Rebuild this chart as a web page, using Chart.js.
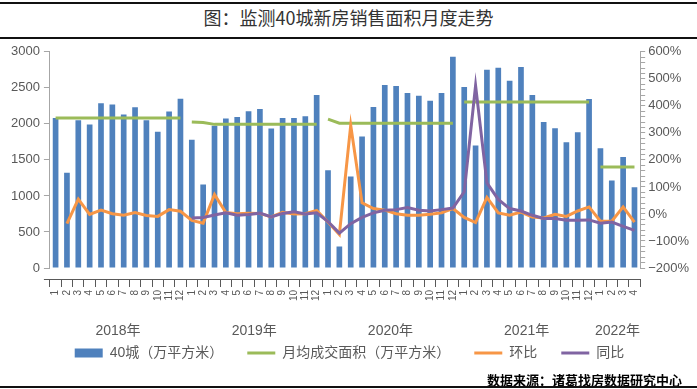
<!DOCTYPE html>
<html>
<head>
<meta charset="utf-8">
<script src="https://cdn.jsdelivr.net/npm/chart.js@4"></script>
<style>
  body { margin: 0; background: #fff; }
  #page { position: relative; width: 697px; height: 389px; overflow: hidden; }
  #title { position: absolute; left: 0; top: 2px; width: 697px; height: 33px; border-top: 2px solid #111; border-bottom: 2px solid #111;
           text-align: center; line-height: 33px; font: 18px 'Noto Sans CJK SC', sans-serif; color: #333; }
  #chart { position: absolute; left: 0; top: 40px; }
  #source { position: absolute; right: 15px; top: 372px; font: bold 13px 'Noto Sans CJK SC', sans-serif; line-height: 16px; color: #000; }
  #rule { position: absolute; left: 0; top: 386px; width: 697px; border-top: 2px solid #111; }
</style>
</head>
<body>
<div id="page">
  <div id="title">图：监测40城新房销售面积月度走势</div>
  <canvas id="chart" width="697" height="346"></canvas>
  <div id="source">数据来源：诸葛找房数据研究中心</div>
  <div id="rule"></div>
</div>
<script>
const years = ['2018年', '2019年', '2020年', '2021年', '2022年'];
const monthsInYear = [12, 12, 12, 12, 4];

const months = [];
const yearIndex = [];
years.forEach((y, i) => {
    for (let m = 1; m <= monthsInYear[i]; m++) {
        months.push(String(m));
        yearIndex.push(i);
    }
});
const categories = months.map((m, i) => years[yearIndex[i]] + m + '月');

// 40城成交面积（万平方米）
const area40 = [
    2080, 1320, 2050, 1990, 2285, 2270, 2130, 2230, 2050, 1890, 2170, 2350,
    1780, 1160, 1975, 2075, 2095, 2175, 2205, 1935, 2080, 2080, 2105, 2400,
    1355, 300, 1270, 1825, 2235, 2540, 2525, 2430, 2390, 2320, 2430, 2930,
    2510, 1700, 2750, 2780, 2600, 2790, 2400, 2025, 1940, 1745, 1885, 2345,
    1660, 1215, 1540, 1120
];

// 月均成交面积（万平方米）
const monthlyAvg = [
    2080, 2080, 2080, 2080, 2080, 2080, 2080, 2080, 2080, 2080, 2080, 2080,
    2025, 2020, 1993, 1993, 1993, 1993, 1993, 1993, 1993, 1993, 1993, 1993,
    2065, 2010, 2010, 2010, 2010, 2010, 2010, 2010, 2010, 2010, 2010, 2010,
    2305, 2305, 2305, 2305, 2305, 2305, 2305, 2305, 2305, 2305, 2305, 2305,
    1400, 1400, 1400, 1400
];

// 环比 (%)
const momChange = [
    null, -36, 55, -2, 14, 1, -5, 5, -6, -9, 16, 10,
    -24, -34, 72, 5, 1, 3, 2, -11, 6, 0, 1, 13,
    -30, -76, 328, 41, 20, 14, 1, -5, -5, -1, 4, 20,
    -13, -32, 61, 4, -5, 7, -11, -15, -1, -9, 11, 26,
    -27, -27, 26, -30
];

// 同比 (%)
const yoyChange = [
    null, null, null, null, null, null, null, null, null, null, null, null,
    -15, -13, -4, 4, -5, -2, 3, -11, 2, 8, 0, 4,
    -28, -71, -36, -13, 4, 14, 16, 24, 14, 11, 16, 22,
    82, 475, 115, 54, 20, 11, -5, -17, -17, -23, -23, -22,
    -34, -30, -46, -61
];

const axisGray = '#a6a6a6';
const textGray = '#595959';
Chart.defaults.font.family = "'Liberation Sans', 'Noto Sans CJK SC', sans-serif";

const yearLabels = {
    id: 'yearLabels',
    afterDraw(chart) {
        const x = chart.scales.x;
        const axis = chart.scales.x2;
        const ctx = chart.ctx;
        ctx.save();
        ctx.font = "14px 'Liberation Sans', 'Noto Sans CJK SC', sans-serif";
        ctx.fillStyle = textGray;
        ctx.textAlign = 'center';
        ctx.textBaseline = 'middle';
        years.forEach((y, i) => {
            const first = yearIndex.indexOf(i);
            const last = yearIndex.lastIndexOf(i);
            ctx.fillText(y, (x.getPixelForValue(first) + x.getPixelForValue(last)) / 2, axis.top + 52);
        });
        // axis line runs out to the left tick marks
        ctx.strokeStyle = textGray;
        ctx.lineWidth = 1;
        ctx.beginPath();
        ctx.moveTo(chart.chartArea.left - 6, axis.top + 0.5);
        ctx.lineTo(chart.chartArea.left, axis.top + 0.5);
        ctx.stroke();
        ctx.restore();
    }
};

new Chart(document.getElementById('chart'), {
    type: 'bar',
    data: {
        labels: categories,
        datasets: [{
            label: '40城（万平方米）',
            data: area40,
            backgroundColor: '#4f81bd',
            borderWidth: 0,
            categoryPercentage: 0.5,
            barPercentage: 1,
            pointStyle: 'rect',
            yAxisID: 'y',
            order: 4
        }, {
            type: 'line',
            label: '月均成交面积（万平方米）',
            data: monthlyAvg,
            borderColor: '#9bbb59',
            backgroundColor: '#9bbb59',
            borderWidth: 3,
            pointRadius: 0,
            pointStyle: 'line',
            segment: {
                borderColor: ctx => yearIndex[ctx.p0DataIndex] === yearIndex[ctx.p1DataIndex] ? '#9bbb59' : 'rgba(0,0,0,0)'
            },
            yAxisID: 'y',
            order: 3
        }, {
            type: 'line',
            label: '环比',
            data: momChange,
            borderColor: '#f79646',
            backgroundColor: '#f79646',
            borderWidth: 3,
            pointRadius: 0,
            pointStyle: 'line',
            yAxisID: 'y2',
            order: 2
        }, {
            type: 'line',
            label: '同比',
            data: yoyChange,
            borderColor: '#8064a2',
            backgroundColor: '#8064a2',
            borderWidth: 3,
            pointRadius: 0,
            pointStyle: 'line',
            yAxisID: 'y2',
            order: 1
        }]
    },
    options: {
        responsive: false,
        animation: false,
        layout: {
            padding: { left: 7, right: 5, top: 5, bottom: 16 }
        },
        plugins: {
            legend: {
                position: 'bottom',
                labels: {
                    usePointStyle: true,
                    pointStyleWidth: 28,
                    boxHeight: 9,
                    padding: 24,
                    color: textGray,
                    font: { size: 14 },
                    sort: (a, b) => a.datasetIndex - b.datasetIndex
                }
            },
            tooltip: { enabled: false }
        },
        scales: {
            x: {
                weight: 0,
                grid: { display: false },
                border: { display: false },
                ticks: { display: false },
                afterFit: s => { s.height = 11; }
            },
            x2: {
                type: 'category',
                position: 'bottom',
                weight: 1,
                labels: months,
                offset: true,
                grid: {
                    offset: true,
                    drawOnChartArea: false,
                    tickLength: 8,
                    color: textGray
                },
                border: { display: true, color: textGray },
                ticks: {
                    minRotation: 90,
                    maxRotation: 90,
                    autoSkip: false,
                    padding: 3,
                    color: textGray,
                    font: { size: 10 }
                },
                afterFit: s => { s.height = 43; }
            },
            y: {
                position: 'left',
                min: 0,
                max: 3000,
                ticks: { stepSize: 500, color: textGray, font: { size: 13 }, padding: 4, callback: v => String(v) },
                grid: { drawOnChartArea: false, tickLength: 6, color: axisGray },
                border: { display: true, color: axisGray }
            },
            y2: {
                position: 'right',
                min: -200,
                max: 600,
                ticks: {
                    stepSize: 20,
                    autoSkip: false,
                    color: textGray,
                    font: { size: 13 },
                    padding: 3,
                    callback: v => (v % 100 === 0 ? (v < 0 ? '\u2212' + (-v) : v) + '%' : '')
                },
                grid: { drawOnChartArea: false, tickLength: 5, color: axisGray },
                border: { display: true, color: axisGray }
            }
        }
    },
    plugins: [yearLabels]
});
</script>
</body>
</html>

• • • • •

_Work required_
Copy out all lines where the word "page" appears.

_Response_
Rebuild this chart as a web page, using Chart.js.
  #page { position: relative; width: 697px; height: 389px; overflow: hidden; }
<div id="page">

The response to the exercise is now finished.